The John Thomas sign, also known as the Throckmorton sign, is a slang or joke term used in the field of radiology. It refers to the position of a penis as it relates to pathology on an X-ray of a pelvis. When the penis (visible on the X-ray as a shadow) points towards the same side as a unilateral medical condition such as a broken bone, this is considered a "positive John Thomas sign," and if the shadow points to the other side, it is a "negative John Thomas sign."

Studies have shown that the "sign" is no better than chance at identifying the location of a hip fracture.

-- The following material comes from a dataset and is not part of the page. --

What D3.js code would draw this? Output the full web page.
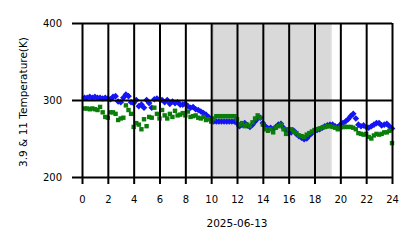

In those cases where the John Thomas sign is positive, it has been proposed that a person with a displaced hip fracture may try to lie on the injured side to immobilize the fracture and reduce pain; the penis then inclines toward the downward (injured) side.

Andy Murray, British professional tennis player, released a picture of his pelvic X-ray following his hip resurfacing surgery on January 29, 2019, clearly demonstrating an example of a negative John Thomas or Throckmorton sign where his penis pointed away from the site of injury. The release of the X-ray image with visible genitalia was discussed by Piers Morgan on Good Morning Britain, prompting Murray, who was watching at the time, to message the show, stating, "Please can you stop discussing my genitals on national TV, I was heavily medicated at the time of posting."